--- start of Source excerpt ---

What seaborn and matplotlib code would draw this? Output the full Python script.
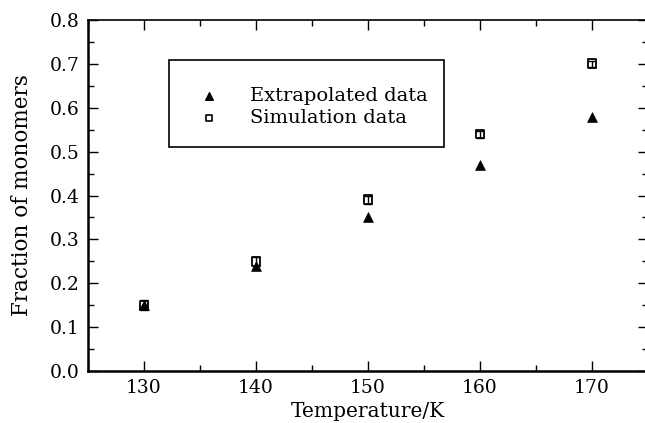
import matplotlib
matplotlib.use("Agg")
import matplotlib.pyplot as plt
from matplotlib.patches import Rectangle
from matplotlib.ticker import MultipleLocator
import seaborn as sns
import pandas as pd

temperature = [130, 140, 150, 160, 170]
extrapolated = [0.15, 0.24, 0.35, 0.47, 0.58]
simulation = [0.15, 0.25, 0.39, 0.54, 0.70]
sim_err = [0.012, 0.010, 0.010, 0.008, 0.006]

sns.set_style("ticks")
plt.rcParams['font.family'] = ['DejaVu Serif']
plt.rcParams['font.size'] = 13
plt.rcParams['text.color'] = 'black'
plt.rcParams['axes.labelcolor'] = 'black'

fig = plt.figure(figsize=(6.45, 4.23), dpi=100)
ax = fig.add_axes([88/645, 52/423, 560/645, 351/423])

df_e = pd.DataFrame({"T": temperature, "f": extrapolated})
df_s = pd.DataFrame({"T": temperature, "f": simulation, "err": sim_err})

ax.errorbar(df_s["T"], df_s["f"], yerr=df_s["err"], fmt="none", ecolor="black",
            elinewidth=1, capsize=3, zorder=2)
sns.scatterplot(data=df_e, x="T", y="f", marker="^", color="black", s=50,
                edgecolor="black", linewidth=0.5, ax=ax, zorder=3)
sns.scatterplot(data=df_s, x="T", y="f", marker="s", facecolor="none", s=40,
                edgecolor="black", linewidth=1.3, ax=ax, zorder=4)

ax.set_xlim(125, 175)
ax.set_ylim(0, 0.8)
ax.xaxis.set_major_locator(MultipleLocator(10))
ax.xaxis.set_minor_locator(MultipleLocator(5))
ax.yaxis.set_major_locator(MultipleLocator(0.1))
ax.yaxis.set_minor_locator(MultipleLocator(0.05))
ax.yaxis.set_major_formatter(matplotlib.ticker.FormatStrFormatter('%.1f'))
ax.tick_params(which="both", direction="in", top=True, right=True, colors="black",
               labelsize=13.5)
ax.tick_params(which="major", length=7, width=1, pad=6)
ax.tick_params(which="minor", length=4, width=1)
for s in ax.spines.values():
    s.set_visible(True)
    s.set_color("black")
    s.set_linewidth(1.2)
ax.spines["left"].set_linewidth(1.8)
ax.spines["bottom"].set_linewidth(1.8)

ax.set_xlabel("Temperature/K", fontsize=14.5, labelpad=3.5)
ax.set_ylabel("Fraction of monomers", fontsize=15.5, labelpad=12)

# legend box
ax.add_patch(Rectangle(((169-88)/560, (371-147)/351), 275/560, 87/351,
                       transform=ax.transAxes, fill=False, edgecolor="black",
                       linewidth=1.2, zorder=5))
h1 = ax.scatter([], [], marker="^", color="black", s=30)
h2 = ax.scatter([], [], marker="s", facecolor="none", edgecolor="black", s=22, linewidth=1.2)
leg = ax.legend([h1, h2], ["Extrapolated data", "Simulation data"],
                loc="center left", bbox_to_anchor=((182-88)/560, (371-107)/351),
                frameon=False, borderaxespad=0, handlelength=2.0, handletextpad=1.1,
                labelspacing=0.22, fontsize=14)

fig.savefig("out.png", dpi=100)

--- end of Source excerpt ---

■ What this task involves
Only lines belong in the copy: transcribe those from the start of the data through the line that contains "linewidth=1.3, ax=ax, zorder=4)", and skip the pictures.

■ Output below
What seaborn and matplotlib code would draw this? Output the full Python script.
import matplotlib
matplotlib.use("Agg")
import matplotlib.pyplot as plt
from matplotlib.patches import Rectangle
from matplotlib.ticker import MultipleLocator
import seaborn as sns
import pandas as pd

temperature = [130, 140, 150, 160, 170]
extrapolated = [0.15, 0.24, 0.35, 0.47, 0.58]
simulation = [0.15, 0.25, 0.39, 0.54, 0.70]
sim_err = [0.012, 0.010, 0.010, 0.008, 0.006]

sns.set_style("ticks")
plt.rcParams['font.family'] = ['DejaVu Serif']
plt.rcParams['font.size'] = 13
plt.rcParams['text.color'] = 'black'
plt.rcParams['axes.labelcolor'] = 'black'

fig = plt.figure(figsize=(6.45, 4.23), dpi=100)
ax = fig.add_axes([88/645, 52/423, 560/645, 351/423])

df_e = pd.DataFrame({"T": temperature, "f": extrapolated})
df_s = pd.DataFrame({"T": temperature, "f": simulation, "err": sim_err})

ax.errorbar(df_s["T"], df_s["f"], yerr=df_s["err"], fmt="none", ecolor="black",
            elinewidth=1, capsize=3, zorder=2)
sns.scatterplot(data=df_e, x="T", y="f", marker="^", color="black", s=50,
                edgecolor="black", linewidth=0.5, ax=ax, zorder=3)
sns.scatterplot(data=df_s, x="T", y="f", marker="s", facecolor="none", s=40,
                edgecolor="black", linewidth=1.3, ax=ax, zorder=4)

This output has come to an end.